Turning what is not-familiar (un-heimlich) into something familiar (heimlich), cracking the certainties of everyday habits, transforming trivial items in icons. Riello's for 30 years has been working with his distinctive wittines in order to make clear that irony is the right (and very serious) approach to Contemporary Art. His irony knowns how to play with what is taken for granted, underscoring alternative points of view and new perspectives. His work may be naturally associated to Aldo Mondino's one and to younger artists like Erwin Wurm (Austrian) and Martin Kippenberger (German). An artistic attitude with a lot of intellectual transgression and refined taunt. His Ladies Weapons (real military guns decorated like elegant accessories for sophisticated ladies), Tarokki (an array of curious fakes luxury items), Italiani Brava Gente (an art videogame about Italian xenophobic attitude against Albanian people, made in 1997), Ashes to Ashes (the amazing glass urns cointaining the relics of his personal library) are all mirroring the artist relationship with Western Civilization and his paradoxes. Riello has also a defining sense of jest (mot d'esprit) and a particular taste for detournements, someway a kind of British "witticism" perhaps originated through the long time he is used to spend in London.
However Antonio Riello, although playing in the Conceptual Art context, all the time pays all carefully attention about the visual impact of what he makes. His Ex-Voto, military airplanes and rockets painted and decorated like the ceiling of Veneto churches, borrow from Tiepolo family frescos the typical atmosphere of Venetian skyes. Somebody could says his pious missiles seem fit enough to go directly to Heavens where God is in charge.

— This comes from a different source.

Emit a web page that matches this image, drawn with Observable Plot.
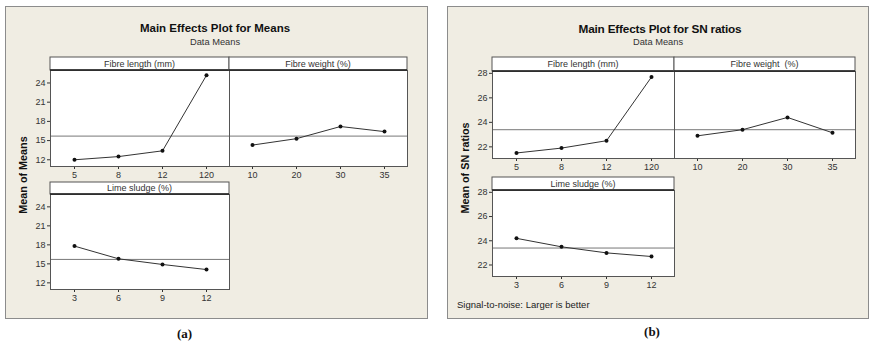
<!DOCTYPE html>
<html><head><meta charset="utf-8">
<script src="https://cdn.jsdelivr.net/npm/d3@7"></script>
<script src="https://cdn.jsdelivr.net/npm/@observablehq/plot@0.6"></script>
<style>
body{margin:0;background:#fff;}
#root{position:relative;width:870px;height:342px;overflow:hidden;font-family:"Liberation Sans",Arial,sans-serif;color:#111;}
.box{position:absolute;background:#f0ede3;border:1px solid #8c8c8c;box-sizing:border-box;}
.t{position:absolute;white-space:nowrap;transform:translate(-50%,-50%);line-height:1;}
.yl{position:absolute;white-space:nowrap;transform:translate(-50%,-50%) rotate(-90deg);font-weight:bold;font-size:10.8px;line-height:1;}
</style></head><body><div id="root"></div><script>
// ---- data ----
const fibreLengthLevels = ["5", "8", "12", "120"];
const fibreWeightLevels = ["10", "20", "30", "35"];
const limeSludgeLevels = ["3", "6", "9", "12"];

const meansFibreLength = [12.0, 12.5, 13.4, 25.2];
const meansFibreWeight = [14.3, 15.3, 17.2, 16.4];
const meansLimeSludge = [17.8, 15.8, 14.9, 14.1];
const meansGrand = 15.7;
const meansTicks = [12, 15, 18, 21, 24];

const snFibreLength = [21.5, 21.9, 22.5, 27.7];
const snFibreWeight = [22.9, 23.4, 24.4, 23.15];
const snLimeSludge = [24.2, 23.5, 23.0, 22.7];
const snGrand = 23.4;
const snTicks = [22, 24, 26, 28];

const root = document.getElementById("root");
function el(cls, text, x, y, style) {
  const d = document.createElement("div");
  d.className = cls; d.textContent = text;
  d.style.left = x + "px"; d.style.top = y + "px";
  Object.assign(d.style, style || {});
  root.append(d); return d;
}
function box(l, t, r, b) {
  const d = document.createElement("div");
  d.className = "box";
  Object.assign(d.style, {left: l + "px", top: t + "px", width: (r - l) + "px", height: (b - t) + "px"});
  root.append(d);
}

function panel(o) {
  const mL = o.showY ? 30 : 1, mR = 1, mB = 18;
  const stripH = o.stripBottom - o.stripTop;
  const dataH = o.bottom - o.stripBottom;
  const data = o.levels.map((l, i) => ({level: l, value: o.values[i]}));
  const strip = (index, scales, values, dims) => {
    const g = d3.create("svg:g");
    const x0 = dims.marginLeft, x1 = dims.width - dims.marginRight;
    g.append("rect").attr("x", x0).attr("y", 0).attr("width", x1 - x0).attr("height", stripH)
      .attr("fill", "white").attr("stroke", "#555");
    g.append("line").attr("x1", x0).attr("x2", x1).attr("y1", stripH).attr("y2", stripH)
      .attr("stroke", "#222").attr("stroke-width", 1.4);
    g.append("text").attr("x", (x0 + x1) / 2).attr("y", stripH / 2).attr("dy", "0.35em")
      .attr("text-anchor", "middle").attr("font-size", 9).attr("fill", "#333").text(o.label);
    return g.node();
  };
  const svg = Plot.plot({
    width: (o.right - o.left) + mL + mR,
    height: stripH + dataH + mB,
    marginLeft: mL, marginRight: mR, marginTop: stripH, marginBottom: mB,
    style: {background: "transparent", overflow: "visible", fontFamily: "'Liberation Sans', Arial, sans-serif", fontSize: "9px", color: "#333"},
    x: {type: "point", domain: o.levels, padding: 0.5, label: null, tickSize: 3, tickPadding: 2},
    y: {domain: o.domain, ticks: o.ticks, label: null, tickSize: 3, tickPadding: 2, axis: o.showY ? "left" : null},
    marks: [
      Plot.frame({fill: "white", stroke: null}),
      Plot.ruleY([o.grand], {stroke: "#777", strokeWidth: 1}),
      Plot.line(data, {x: "level", y: "value", stroke: "#333", strokeWidth: 1}),
      Plot.dot(data, {x: "level", y: "value", r: 2, fill: "#111", stroke: null}),
      Plot.frame({stroke: "#555"}),
      strip
    ]
  });
  svg.style.position = "absolute";
  svg.style.left = (o.left - mL) + "px";
  svg.style.top = o.stripTop + "px";
  root.append(svg);
}

// ---- chart (a) ----
box(5, 6, 428, 319);
el("t", "Main Effects Plot for Means", 215, 29, {fontWeight: "bold", fontSize: "11.5px"});
el("t", "Data Means", 215, 43, {fontSize: "9.3px", color: "#333"});
el("yl", "Mean of Means", 23, 175);
const mDom = [10.95, 25.95];
panel({levels: fibreLengthLevels, values: meansFibreLength, grand: meansGrand, domain: mDom, ticks: meansTicks,
  label: "Fibre length (mm)", left: 50, right: 229, stripTop: 57, stripBottom: 70, bottom: 166, showY: true});
panel({levels: fibreWeightLevels, values: meansFibreWeight, grand: meansGrand, domain: mDom, ticks: meansTicks,
  label: "Fibre weight (%)", left: 229, right: 407, stripTop: 57, stripBottom: 70, bottom: 166, showY: false});
panel({levels: limeSludgeLevels, values: meansLimeSludge, grand: meansGrand, domain: mDom, ticks: meansTicks,
  label: "Lime sludge (%)", left: 50, right: 229, stripTop: 182, stripBottom: 194, bottom: 289, showY: true});
el("t", "(a)", 184.5, 333, {fontFamily: "'Liberation Serif', 'Times New Roman', serif", fontWeight: "bold", fontSize: "13px"});

// ---- chart (b) ----
box(447, 6, 869, 319);
el("t", "Main Effects Plot for SN ratios", 660, 30, {fontWeight: "bold", fontSize: "11.8px", letterSpacing: "-0.2px"});
el("t", "Data Means", 658, 43, {fontSize: "9.3px", color: "#333"});
el("yl", "Mean of SN ratios", 465, 168);
const sDom = [21.05, 28.15];
panel({levels: fibreLengthLevels, values: snFibreLength, grand: snGrand, domain: sDom, ticks: snTicks,
  label: "Fibre length (mm)", left: 492, right: 674, stripTop: 57, stripBottom: 71, bottom: 158, showY: true});
panel({levels: fibreWeightLevels, values: snFibreWeight, grand: snGrand, domain: sDom, ticks: snTicks,
  label: "Fibre weight  (%)", left: 674, right: 855, stripTop: 57, stripBottom: 71, bottom: 158, showY: false});
panel({levels: limeSludgeLevels, values: snLimeSludge, grand: snGrand, domain: sDom, ticks: snTicks,
  label: "Lime sludge (%)", left: 492, right: 674, stripTop: 177, stripBottom: 190, bottom: 276, showY: true});
el("t", "Signal-to-noise: Larger is better", 457, 305, {fontSize: "9.5px", transform: "translate(0,-50%)", color: "#222"});
el("t", "(b)", 652, 331, {fontFamily: "'Liberation Serif', 'Times New Roman', serif", fontWeight: "bold", fontSize: "13px"});
</script></body></html>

Riello most recent works keep going between real life and cultural Wonderland: recycling coconut fibers and playing with AlterModern icons he rescues the humble doormate from sloppiness and the banality of domestic routine. Here the traditional place for a coosy cat is occupied by a shit recalling directly the eponymous Piero Manzoni's "canned shit". There the usual "Welcome" is traded with a gorgeous palm, a hommage to the celebrated palms of Mario Schifano. The Terre Rare (Rare Earth Elements) is a group of 17 works that artistically deals with the Periodic table of Mendeleev. Another kind of un-heimlich, a turbulence in the "Natural Order of Things". Finding inside a doormate the language of Chemistry (and its parafernalia of symbols) is of course an aesthetical experience and tantamount a suggestion to merge-and-mix different languages and icons.

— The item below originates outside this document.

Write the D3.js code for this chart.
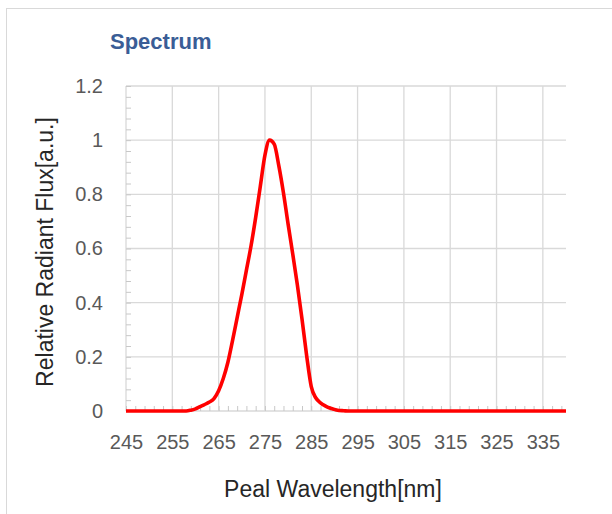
<!DOCTYPE html>
<html>
<head>
<meta charset="utf-8">
<script src="https://cdn.jsdelivr.net/npm/d3@7"></script>
<style>
  body { margin: 0; background: #fff; }
  svg text { font-family: "Liberation Sans", Arial, sans-serif; }
</style>
</head>
<body>
<div class="chartDiv"></div>
<script>
(function(){
  // data
  var wavelength = [245, 250, 255, 258, 259, 260, 261, 262, 263, 264, 265, 266, 267, 268, 269, 270,
                    271, 272, 273, 274, 275, 276, 277, 278, 279, 280, 281, 282, 283, 284, 285, 286,
                    287, 288, 289, 290, 291, 292, 293, 300, 310, 320, 330, 340];
  var flux       = [0, 0, 0, 0, 0.003, 0.008, 0.016, 0.024, 0.033, 0.046, 0.075, 0.12, 0.18, 0.26, 0.345, 0.43,
                    0.52, 0.61, 0.715, 0.83, 0.945, 1.0, 0.985, 0.905, 0.805, 0.69, 0.58, 0.465, 0.34, 0.205, 0.09, 0.048,
                    0.03, 0.019, 0.011, 0.006, 0.002, 0.001, 0, 0, 0, 0, 0, 0];
  var xTicks     = [245, 255, 265, 275, 285, 295, 305, 315, 325, 335];
  var yTicks     = [0, 0.2, 0.4, 0.6, 0.8, 1, 1.2];

  var width  = 612,
      height = 514,
      margin = {top: 86, right: 46, bottom: 103, left: 126};

  var svg = d3.select(".chartDiv")
              .append("svg")
              .attr("width", width)
              .attr("height", height);

  // outer frame
  svg.append("rect").attr("x", 6.5).attr("y", 8.5)
     .attr("width", width).attr("height", height)
     .attr("fill", "none").attr("stroke", "#d9d9d9");

  var x = d3.scaleLinear().domain([245, 340]).range([margin.left, width - margin.right]);
  var y = d3.scaleLinear().domain([0, 1.2]).range([height - margin.bottom, margin.top]);

  // grid
  svg.append("g").selectAll("line").data(yTicks).enter().append("line")
     .attr("x1", x(245)).attr("x2", x(340))
     .attr("y1", function(d){ return y(d); }).attr("y2", function(d){ return y(d); })
     .attr("stroke", "#d9d9d9").attr("stroke-width", 1.3);
  svg.append("g").selectAll("line").data(xTicks).enter().append("line")
     .attr("x1", function(d){ return x(d); }).attr("x2", function(d){ return x(d); })
     .attr("y1", y(0)).attr("y2", y(1.2))
     .attr("stroke", "#d9d9d9").attr("stroke-width", 1.3);

  // minor ticks inside the plot
  var yMinor = d3.axisRight(y).tickValues(d3.range(0, 1.2001, 0.04)).tickSize(5).tickFormat("");
  var gy = svg.append("g").attr("transform", "translate(" + x(245) + ",0)").call(yMinor);
  gy.select(".domain").remove();
  gy.selectAll("line").attr("stroke", "#c8c8c8");

  var xMinor = d3.axisTop(x).tickValues(d3.range(245, 340.001, 2)).tickSize(5).tickFormat("");
  var gx = svg.append("g").attr("transform", "translate(0," + y(0) + ")").call(xMinor);
  gx.select(".domain").remove();
  gx.selectAll("line").attr("stroke", "#c8c8c8");

  // tick labels
  var yAxis = d3.axisLeft(y).tickValues(yTicks).tickSize(0).tickPadding(23)
                .tickFormat(function(d){ return d3.format("")(+d.toFixed(1)); });
  var ya = svg.append("g").attr("transform", "translate(" + x(245) + ",0)").call(yAxis);
  ya.select(".domain").remove();
  ya.selectAll("text").attr("fill", "#595959").style("font-size", "20px")
    .style("font-family", "'Liberation Sans', Arial, sans-serif");

  var xAxis = d3.axisBottom(x).tickValues(xTicks).tickSize(0).tickPadding(24);
  var xa = svg.append("g").attr("transform", "translate(0," + y(0) + ")").call(xAxis);
  xa.select(".domain").remove();
  xa.selectAll("text").attr("fill", "#595959").style("font-size", "20px")
    .style("font-family", "'Liberation Sans', Arial, sans-serif");

  // curve
  var line = d3.line()
               .x(function(d, i){ return x(wavelength[i]); })
               .y(function(d){ return y(d); })
               .curve(d3.curveMonotoneX);
  svg.append("path").datum(flux)
     .attr("d", line).attr("fill", "none")
     .attr("stroke", "#ff0000").attr("stroke-width", 3.6)
     .attr("stroke-linejoin", "round");

  // titles
  svg.append("text").attr("x", 110).attr("y", 49)
     .attr("fill", "#3a5d96").style("font-size", "22px").style("font-weight", "bold")
     .text("Spectrum");

  svg.append("text").attr("transform", "translate(53,252) rotate(-90)")
     .attr("text-anchor", "middle").attr("fill", "#262626").style("font-size", "23px")
     .text("Relative Radiant Flux[a.u.]");

  svg.append("text").attr("x", 333).attr("y", 497)
     .attr("text-anchor", "middle").attr("fill", "#262626").style("font-size", "23px")
     .text("Peal Wavelength[nm]");
})()
</script>
</body>
</html>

Antonio Riello is also a regular contributor about Contemporary Art for the online magazine DAGOSPIA www.dagospia.com
ASHES TO ASHES
A LIBRARY OF DESTROYED AND BURNT BOOKS
WESTERN TABOO AND CULTURAL CRUELTY CEREMONIOUSLY CARRIED ON
THE ARTIST’S VERY PERSONAL AND ECCENTRIC WAY OF LOVING AND HONOURING HIS MOST VENERATED BOOKS
A SYMBOLIC CALL FOR URGENT NEW BOOKS FITTING THE URGENT NEW PROBLEMS
AUTO DA FE': DESTRUCTION AS A VERY CONTROVERSIAL BUT TRUE ACT OF LOVE
PRECIOUS RELICS OF SELF-INFLICTED
BIBLIOCLASM: BOOK REMAINS
ASHES TO ASHES
A bonfire of books is a sort of recurring nightmare in History. Burning a library is like burning the foundations of Western civilization and it is stands for an act of strong cultural violence. Books became not only destroyed objects but mainly the victims of an intellectual kind of raping and torturing human values.
Riello approaches the artistic heritage and traditions of Western society with a hint of irony and a certain amount of “politically incorrectness”. Literature and Philosophy are the main target of this work, the selection of the books is related directly to the artist’s own education and culture showing the inner nature of artist identity. Ambiguity and cultural identity are the key words to understand this work. The ashes of the burnt books are placed in special glass urns designed and produced by the artist in collaboration with the well-known glass blower Massimo Lunardon. Every book has its own urn (on the urn is printed the title of the book, the date of first publishing, and the name of the author).
Besides having a purely aesthetic appeal, Riello’s installation is conceptually profound in that it symbolizes the notion that books are becoming relics of the past with the growth of eBooks in our technologically reliant future. The birth of the digital age has resulted in an immense collection of written work being catalogued exclusively or primarily in digital form. It has also been revealed that some public libraries feel compelled to burn surplus books in order to liberate valuable shelf space for incoming books. The intentional ‘death’ of the physical book and its replacement by a virtual digital version has often been referred to as a new form of book burning. The historical tradition of book burning, also called ‘biblioclasm’ or ‘libricide’ involved destroying, books or other written material to suppress or censor ‘heretical’ religious and political doctrines.